> **Source material**
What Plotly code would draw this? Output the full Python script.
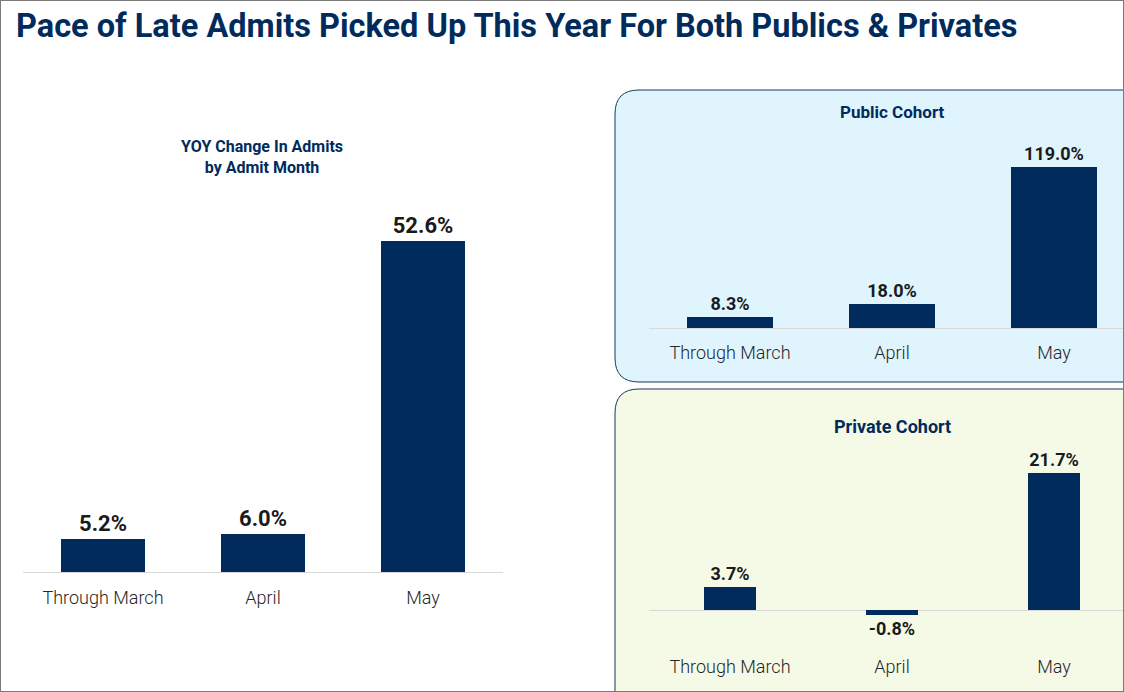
import plotly.graph_objects as go

W, H = 1124, 692

# ---- data ----
categories = ["Through March", "April", "May"]
overall_yoy = [5.2, 6.0, 52.6]
public_yoy = [8.3, 18.0, 119.0]
private_yoy = [3.7, -0.8, 21.7]

title_text = "Pace of Late Admits Picked Up This Year For Both Publics & Privates"
left_title = "YOY Change In Admits<br>by Admit Month"
public_title = "Public Cohort"
private_title = "Private Cohort"

NAVY = "#002B5C"
TXT = "#1a1a1a"
TICK = "#262626"
FONT = "Roboto"


def px_x(p):
    return p / W


def px_y(p):
    return 1 - p / H


def y_axis(zero_px, ppu, top_px, bottom_px):
    dom = [px_y(bottom_px), px_y(top_px)]
    rng = [(zero_px - bottom_px) / ppu, (zero_px - top_px) / ppu]
    return dom, rng


fig = go.Figure()

panels = [
    dict(vals=overall_yoy, xa="x", ya="y", width=0.525, size=22),
    dict(vals=public_yoy, xa="x2", ya="y2", width=0.53, size=18),
    dict(vals=private_yoy, xa="x3", ya="y3", width=0.315, size=18),
]
for p in panels:
    fig.add_trace(go.Bar(
        x=categories, y=p["vals"], xaxis=p["xa"], yaxis=p["ya"],
        marker=dict(color=NAVY, line=dict(width=0)), width=p["width"],
        texttemplate="%{y:.1f}%", textposition="outside", cliponaxis=False,
        textfont=dict(family=FONT, size=p["size"], color=TXT, weight="bold"),
        hoverinfo="skip", showlegend=False,
    ))

ydom1, yr1 = y_axis(572, 6.29, 200, 574)
ydom2, yr2 = y_axis(328, 1.353, 140, 330)
ydom3, yr3 = y_axis(610, 6.31, 450, 641)

xcommon = dict(showgrid=False, showline=False, zeroline=False, ticks="outside",
               tickcolor="rgba(0,0,0,0)", tickfont=dict(family=FONT, size=18, color=TICK, weight=300),
               fixedrange=True, type="category")
ycommon = dict(showgrid=False, showline=False, showticklabels=False, zeroline=True,
               zerolinecolor="#d9d9d9", zerolinewidth=1, ticks="", fixedrange=True)

rng_right = [-0.5, -0.5 + (W - 649) / 162.0]

fig.update_layout(
    width=W, height=H, margin=dict(l=0, r=0, t=0, b=0),
    paper_bgcolor="white", plot_bgcolor="rgba(0,0,0,0)",
    bargap=0,
    xaxis=dict(domain=[px_x(23), px_x(503)], range=[-0.5, 2.5], anchor="y", ticklen=7, **xcommon),
    yaxis=dict(domain=ydom1, range=yr1, anchor="x", **ycommon),
    xaxis2=dict(domain=[px_x(649), 1], range=rng_right, anchor="y2", ticklen=6, **xcommon),
    yaxis2=dict(domain=ydom2, range=yr2, anchor="x2", **ycommon),
    xaxis3=dict(domain=[px_x(649), 1], range=rng_right, anchor="y3", ticklen=9, **xcommon),
    yaxis3=dict(domain=ydom3, range=yr3, anchor="x3", **ycommon),
)


def rounded_panel(x0, y0, x1, y1, r):
    # pixel coords -> paper path, rounded top-left and bottom-left corners
    rx, ry = r / W, r / H
    X0, X1 = px_x(x0), px_x(x1)
    Y0, Y1 = px_y(y0), px_y(y1)  # Y0 top (larger), Y1 bottom
    return (f"M {X0+rx},{Y0} L {X1},{Y0} L {X1},{Y1} L {X0+rx},{Y1} "
            f"Q {X0},{Y1} {X0},{Y1+ry} L {X0},{Y0-ry} Q {X0},{Y0} {X0+rx},{Y0} Z")


shapes = [
    dict(type="path", xref="paper", yref="paper", layer="below",
         path=rounded_panel(615, 90, 1140, 382, 24),
         fillcolor="#DFF4FC", line=dict(color="#12385C", width=1)),
    dict(type="path", xref="paper", yref="paper", layer="below",
         path=rounded_panel(615, 389, 1140, 720, 24),
         fillcolor="#F5FAE6", line=dict(color="#12385C", width=1)),
    dict(type="rect", xref="paper", yref="paper", x0=0, y0=0, x1=1, y1=1,
         line=dict(color="#7a7a7a", width=2), fillcolor="rgba(0,0,0,0)", layer="above"),
]
fig.update_layout(shapes=shapes)

annotations = [
    dict(text=f"<b>{title_text}</b>", x=px_x(14), y=px_y(26), xanchor="left", yanchor="middle",
         font=dict(family=FONT, size=32.5, color=NAVY)),
    dict(text=f"<b>{left_title}</b>", x=px_x(262), y=px_y(157), xanchor="center", yanchor="middle",
         font=dict(family=FONT, size=16, color=NAVY)),
    dict(text=f"<b>{public_title}</b>", x=px_x(892), y=px_y(112), xanchor="center", yanchor="middle",
         font=dict(family=FONT, size=17, color=NAVY)),
    dict(text=f"<b>{private_title}</b>", x=px_x(892), y=px_y(426), xanchor="center", yanchor="middle",
         font=dict(family=FONT, size=18, color=NAVY)),
]
for a in annotations:
    a.update(xref="paper", yref="paper", showarrow=False)
fig.update_layout(annotations=annotations)

fig.write_html("out.html", config={"displayModeBar": False},
               post_script="document.body.style.margin='0';")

> **Short exercise**
The material above holds pictures; copy everything else in it exactly.

> **Answer below**
What Plotly code would draw this? Output the full Python script.
import plotly.graph_objects as go

W, H = 1124, 692

# ---- data ----
categories = ["Through March", "April", "May"]
overall_yoy = [5.2, 6.0, 52.6]
public_yoy = [8.3, 18.0, 119.0]
private_yoy = [3.7, -0.8, 21.7]

title_text = "Pace of Late Admits Picked Up This Year For Both Publics & Privates"
left_title = "YOY Change In Admits<br>by Admit Month"
public_title = "Public Cohort"
private_title = "Private Cohort"

NAVY = "#002B5C"
TXT = "#1a1a1a"
TICK = "#262626"
FONT = "Roboto"


def px_x(p):
    return p / W


def px_y(p):
    return 1 - p / H


def y_axis(zero_px, ppu, top_px, bottom_px):
    dom = [px_y(bottom_px), px_y(top_px)]
    rng = [(zero_px - bottom_px) / ppu, (zero_px - top_px) / ppu]
    return dom, rng


fig = go.Figure()

panels = [
    dict(vals=overall_yoy, xa="x", ya="y", width=0.525, size=22),
    dict(vals=public_yoy, xa="x2", ya="y2", width=0.53, size=18),
    dict(vals=private_yoy, xa="x3", ya="y3", width=0.315, size=18),
]
for p in panels:
    fig.add_trace(go.Bar(
        x=categories, y=p["vals"], xaxis=p["xa"], yaxis=p["ya"],
        marker=dict(color=NAVY, line=dict(width=0)), width=p["width"],
        texttemplate="%{y:.1f}%", textposition="outside", cliponaxis=False,
        textfont=dict(family=FONT, size=p["size"], color=TXT, weight="bold"),
        hoverinfo="skip", showlegend=False,
    ))

ydom1, yr1 = y_axis(572, 6.29, 200, 574)
ydom2, yr2 = y_axis(328, 1.353, 140, 330)
ydom3, yr3 = y_axis(610, 6.31, 450, 641)

xcommon = dict(showgrid=False, showline=False, zeroline=False, ticks="outside",
               tickcolor="rgba(0,0,0,0)", tickfont=dict(family=FONT, size=18, color=TICK, weight=300),
               fixedrange=True, type="category")
ycommon = dict(showgrid=False, showline=False, showticklabels=False, zeroline=True,
               zerolinecolor="#d9d9d9", zerolinewidth=1, ticks="", fixedrange=True)

rng_right = [-0.5, -0.5 + (W - 649) / 162.0]

fig.update_layout(
    width=W, height=H, margin=dict(l=0, r=0, t=0, b=0),
    paper_bgcolor="white", plot_bgcolor="rgba(0,0,0,0)",
    bargap=0,
    xaxis=dict(domain=[px_x(23), px_x(503)], range=[-0.5, 2.5], anchor="y", ticklen=7, **xcommon),
    yaxis=dict(domain=ydom1, range=yr1, anchor="x", **ycommon),
    xaxis2=dict(domain=[px_x(649), 1], range=rng_right, anchor="y2", ticklen=6, **xcommon),
    yaxis2=dict(domain=ydom2, range=yr2, anchor="x2", **ycommon),
    xaxis3=dict(domain=[px_x(649), 1], range=rng_right, anchor="y3", ticklen=9, **xcommon),
    yaxis3=dict(domain=ydom3, range=yr3, anchor="x3", **ycommon),
)


def rounded_panel(x0, y0, x1, y1, r):
    # pixel coords -> paper path, rounded top-left and bottom-left corners
    rx, ry = r / W, r / H
    X0, X1 = px_x(x0), px_x(x1)
    Y0, Y1 = px_y(y0), px_y(y1)  # Y0 top (larger), Y1 bottom
    return (f"M {X0+rx},{Y0} L {X1},{Y0} L {X1},{Y1} L {X0+rx},{Y1} "
            f"Q {X0},{Y1} {X0},{Y1+ry} L {X0},{Y0-ry} Q {X0},{Y0} {X0+rx},{Y0} Z")


shapes = [
    dict(type="path", xref="paper", yref="paper", layer="below",
         path=rounded_panel(615, 90, 1140, 382, 24),
         fillcolor="#DFF4FC", line=dict(color="#12385C", width=1)),
    dict(type="path", xref="paper", yref="paper", layer="below",
         path=rounded_panel(615, 389, 1140, 720, 24),
         fillcolor="#F5FAE6", line=dict(color="#12385C", width=1)),
    dict(type="rect", xref="paper", yref="paper", x0=0, y0=0, x1=1, y1=1,
         line=dict(color="#7a7a7a", width=2), fillcolor="rgba(0,0,0,0)", layer="above"),
]
fig.update_layout(shapes=shapes)

annotations = [
    dict(text=f"<b>{title_text}</b>", x=px_x(14), y=px_y(26), xanchor="left", yanchor="middle",
         font=dict(family=FONT, size=32.5, color=NAVY)),
    dict(text=f"<b>{left_title}</b>", x=px_x(262), y=px_y(157), xanchor="center", yanchor="middle",
         font=dict(family=FONT, size=16, color=NAVY)),
    dict(text=f"<b>{public_title}</b>", x=px_x(892), y=px_y(112), xanchor="center", yanchor="middle",
         font=dict(family=FONT, size=17, color=NAVY)),
    dict(text=f"<b>{private_title}</b>", x=px_x(892), y=px_y(426), xanchor="center", yanchor="middle",
         font=dict(family=FONT, size=18, color=NAVY)),
]
for a in annotations:
    a.update(xref="paper", yref="paper", showarrow=False)
fig.update_layout(annotations=annotations)

fig.write_html("out.html", config={"displayModeBar": False},
               post_script="document.body.style.margin='0';")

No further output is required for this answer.